This isn't a Mathematica question, but...consider recasting your bins as digit places and your colored marbles as numbers from 0 through 9. So bin#1 is the ones place, bin#2 the tens place, etc. And red=0, yellow=1,...,violet=9.

Your (first) question is thus equivalent to this: how many base 10 numbers are there of 50 digits?

the requirement that all colors get used at least once is equivalent to asking how many 50 digit numbers there are that use every digit between 0 and 9. For that, you might start with the answer to the first question and subtract off however many numbers there are that DO NOT use all 10 digits.
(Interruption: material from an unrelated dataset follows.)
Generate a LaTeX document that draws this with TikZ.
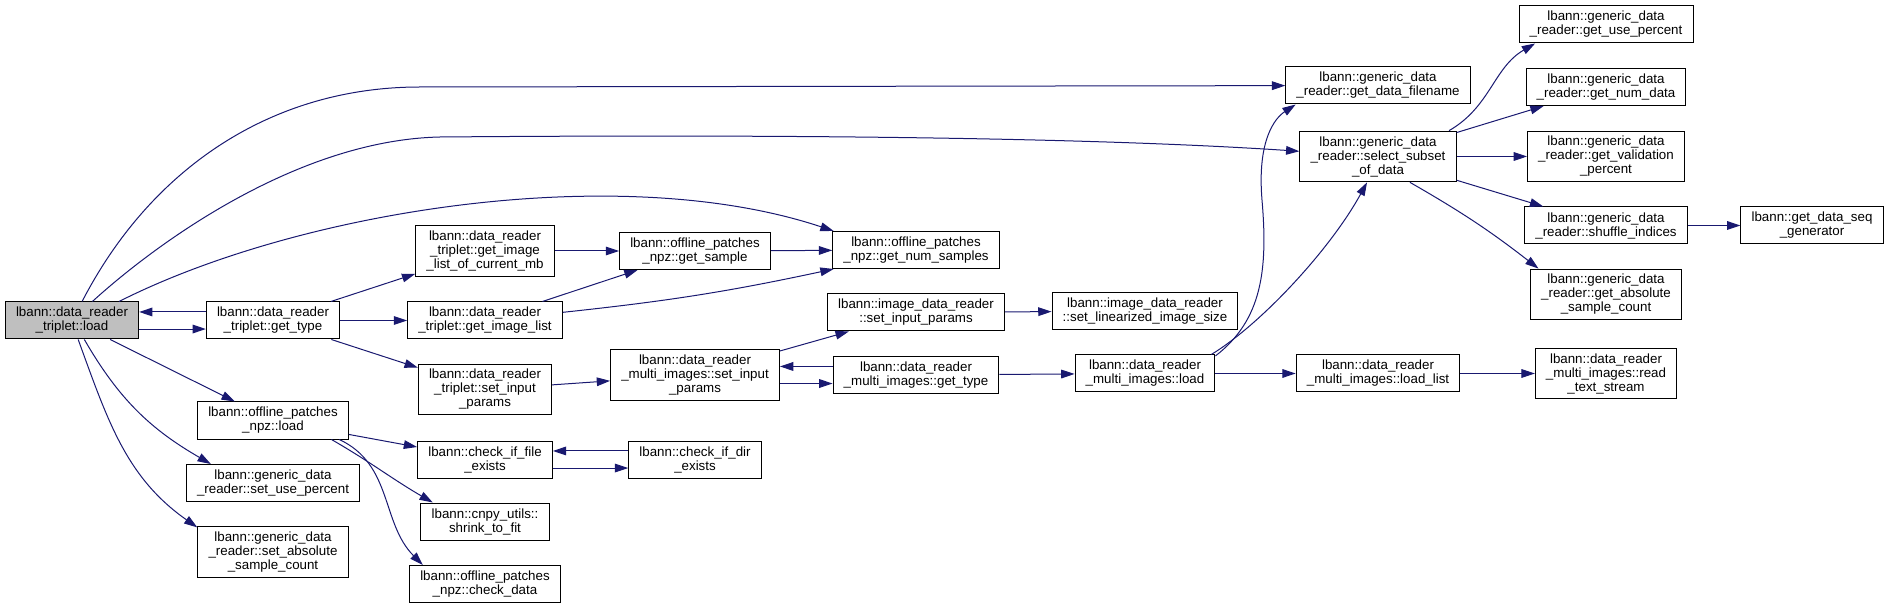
\documentclass[tikz,border=0pt]{standalone}
\usepackage{fontspec}
\setmainfont{Liberation Sans}
\usetikzlibrary{arrows.meta}
\definecolor{callBlue}{HTML}{191970}
\definecolor{rootGrey}{HTML}{BFBFBF}
\tikzstyle{fn}=[draw=black, fill=white, line width=0.75pt, align=center, inner xsep=8pt, inner ysep=3.9pt, minimum height=27.75pt, font=\fontsize{10}{10.5}\selectfont]
\tikzstyle{root}=[fn, fill=rootGrey]
\tikzstyle{call}=[draw=callBlue, line width=0.75pt, -{Triangle[length=10pt, width=6.5pt]}]

\begin{document}
\begin{tikzpicture}[x=0.75pt, y=-0.75pt]
	\useasboundingbox (0,0) rectangle (1888,609);

	% Callers on the left
	\node[root] (load) at (72,320.5) {lbann::data\_reader\\\_triplet::load};
	\node[fn] (gt) at (273,320.5) {lbann::data\_reader\\\_triplet::get\_type};
	\node[fn] (ol) at (273,420.5) {lbann::offline\_patches\\\_npz::load};
	\node[fn] (sup) at (273,483) {lbann::generic\_data\\\_reader::set\_use\_percent};
	\node[fn] (sasc) at (273,552) {lbann::generic\_data\\\_reader::set\_absolute\\\_sample\_count};

	\node[fn] (gilcm) at (485,251) {lbann::data\_reader\\\_triplet::get\_image\\\_list\_of\_current\_mb};
	\node[fn] (gil) at (485,320.5) {lbann::data\_reader\\\_triplet::get\_image\_list};
	\node[fn] (tsip) at (485,389.5) {lbann::data\_reader\\\_triplet::set\_input\\\_params};
	\node[fn] (cife) at (485,459.5) {lbann::check\_if\_file\\\_exists};
	\node[fn] (stf) at (485,521.5) {lbann::cnpy\_utils::\\shrink\_to\_fit};
	\node[fn] (cd) at (485,584) {lbann::offline\_patches\\\_npz::check\_data};

	\node[fn] (gs) at (695,251) {lbann::offline\_patches\\\_npz::get\_sample};
	\node[fn] (msip) at (695,375) {lbann::data\_reader\\\_multi\_images::set\_input\\\_params};
	\node[fn] (cide) at (695,459.5) {lbann::check\_if\_dir\\\_exists};

	\node[fn] (gns) at (916,250) {lbann::offline\_patches\\\_npz::get\_num\_samples};
	\node[fn] (idsip) at (916,312.5) {lbann::image\_data\_reader\\::set\_input\_params};
	\node[fn] (mgt) at (916,375) {lbann::data\_reader\\\_multi\_images::get\_type};

	\node[fn] (slis) at (1145,311) {lbann::image\_data\_reader\\::set\_linearized\_image\_size};
	\node[fn] (mload) at (1145,373.5) {lbann::data\_reader\\\_multi\_images::load};

	% generic data reader
	\node[fn] (gdf) at (1378,85.5) {lbann::generic\_data\\\_reader::get\_data\_filename};
	\node[fn] (sso) at (1378,156.5) {lbann::generic\_data\\\_reader::select\_subset\\\_of\_data};
	\node[fn] (lload) at (1378,373.5) {lbann::data\_reader\\\_multi\_images::load\_list};

	\node[fn] (gup) at (1606,24.5) {lbann::generic\_data\\\_reader::get\_use\_percent};
	\node[fn] (gnd) at (1606,87) {lbann::generic\_data\\\_reader::get\_num\_data};
	\node[fn] (gvp) at (1606,156.5) {lbann::generic\_data\\\_reader::get\_validation\\\_percent};
	\node[fn] (shuf) at (1606,225.5) {lbann::generic\_data\\\_reader::shuffle\_indices};
	\node[fn] (gasc) at (1606,294.5) {lbann::generic\_data\\\_reader::get\_absolute\\\_sample\_count};
	\node[fn] (rts) at (1606,373.5) {lbann::data\_reader\\\_multi\_images::read\\\_text\_stream};
	\node[fn] (gdsg) at (1812,225.5) {lbann::get\_data\_seq\\\_generator};

	% calls out of the root
	\draw[call] (load.62) .. controls (150,170) and (270,87) .. (420,87) -- (gdf);
	\draw[call] (load.43) .. controls (160,240) and (300,140) .. (440,137) .. controls (800,134) and (1100,138) .. (sso);
	\draw[call] (load.22) .. controls (300,210) and (620,160) .. (gns.167);
	\draw[call] ([yshift=-6.4pt]load.east) -- ([yshift=-6.4pt]gt.west);
	\draw[call] ([yshift=6.4pt]gt.west) -- ([yshift=6.4pt]load.east);
	\draw[call] (load) -- (ol);
	\draw[call] (load.-57) to[out=-60, in=150] (sup.163);
	\draw[call] (load.-72) to[out=-70, in=145] (sasc.162);

	\draw[call] (gt) -- (gilcm);
	\draw[call] (gt) -- (gil);
	\draw[call] (gt) -- (tsip);
	\draw[call] (gilcm) -- (gs);
	\draw[call] (gil) -- (gs);
	\draw[call] (gil.6) to[bend right=3] (gns.193);
	\draw[call] (gs) -- (gns);

	\draw[call] (tsip) -- (msip);
	\draw[call] (msip) -- (idsip);
	\draw[call] ([yshift=-6.4pt]msip.east) -- ([yshift=-6.4pt]mgt.west);
	\draw[call] ([yshift=6.4pt]mgt.west) -- ([yshift=6.4pt]msip.east);
	\draw[call] (idsip) -- (slis);
	\draw[call] (mgt) -- (mload);

	\draw[call] (mload.14) .. controls (1262,320) and (1268,270) .. (1262,200) .. controls (1257,140) and (1275,118) .. (gdf.193);
	\draw[call] (mload.16) .. controls (1260,325) and (1330,250) .. (sso.247);
	\draw[call] (mload) -- (lload);
	\draw[call] (lload) -- (rts);

	\draw[call] (sso.20) to[out=30, in=210] (gup.195);
	\draw[call] (sso) -- (gnd);
	\draw[call] (sso) -- (gvp);
	\draw[call] (sso) -- (shuf);
	\draw[call] (sso.-39) to[bend left=4] (gasc.159);
	\draw[call] (shuf) -- (gdsg);

	\draw[call] (ol) -- (cife);
	\draw[call] (ol.-18) to[out=-30, in=150] (stf.160);
	\draw[call] (ol.-16) to[out=-25, in=135] (cd.163);
	\draw[call] ([yshift=-6.4pt]cife.east) -- ([yshift=-6.4pt]cide.west);
	\draw[call] ([yshift=6.4pt]cide.west) -- ([yshift=6.4pt]cife.east);
\end{tikzpicture}
\end{document}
So then ask: how many use all but the first digit? All but the second? And so on. Now you have to account for double-subtracting since the ones that use all but the first overlap those that use all but the second (they are the ones that use neither first nor second). From here one develops an inclusion-exclusion method.

If I wrote the computation correctly, it is this:

s1 = Sum[(-1)^j*Binomial[10, j]*j^50, {j, 10}]

(* Out[90]= 94910235292763223632455966616702223835130977516800 *)

N[s1/10^50]

(* Out[93]= 0.949102352928 *)

So around 95% of the 50 digit numbers use all ten digits.

You can generalize from Daniel's formula to the following:

(* Number of digits and number of draws *)
ndigits = 3;
n = 4;

(* Total number of arrangements *)
ndigits^n

(* Number of arrangements with all digits *)
(-1)^ndigits*Sum[(-1)^j*Binomial[ndigits, j]*j^n, {j, ndigits}]

(* If you want to see all of the possible arrangements to check on the formula *)
digits = Table[i, {i, 0, ndigits - 1}]
If[ndigits^n < 500, Tuples[digits, n]]

The multiplier (-1)^ndigits is needed when there is an odd number of digits.

For generality use the (-1)^ndigits as @Jim Baldwin mentioned. In this example it amounts to taking the absolute value.

Thank you Jim and Dan. Doug

P.S. 4 nucleotides, 20 amino acids == faces of smallest and largest Platonic solids.

Is there an online Mathematics journal that is peer reviewed where we could publish this number and how it was derived?

After that, we could drop the reference in Wikipedia in a few places so this question does not come up again or get answered using bad math.

I obviously have some reading to do, because I like to be able to derive the math I am using from scratch.

Another approach is to code a recursion in two variables. If we have n places and r digits, and each has to be used at least once, then call the number of possibilities f(n,r). The rules are as follows.

If there is but one digit, we only have one possibile value for a given n (every digit is the one that's allowable).

If we have fewer places than digits there are no possibilities that fulfill the requirements.

If number digits = number of places, call it r, then there are r! possibilities; each is a permutation of the available digits. (I didn't check whether this rule is really needed; maybe not.)

for other n, r the recurrence is that we have f(n,r-1) ways to fill out the first n-1 positions using all r digits, times r possibilities for the last, PLUS we have f(n-1,r-1) ways of filling out the first n-1 places using only r-1 digits, and the last pace is then forced on us, but multiply by the r choices for which digit gets omitted until the end.

In code this is as follows.

f[n_,1] = 1
f[n_,r_] /; n<r := 0
f[r_,r_] := r!
f[n_, r_] := f[n,r] = r*f[n-1,r] + r*f[n-1,r-1]

This gives:

f[64,21]                                                               
(* Out[16]= 1510109515792918244116781339315785081841294607960614956302330123544242628820336640000 *)

I was not able to convince RSolve or RecurrenceTable to do this but perhaps those might be used in a similar manner.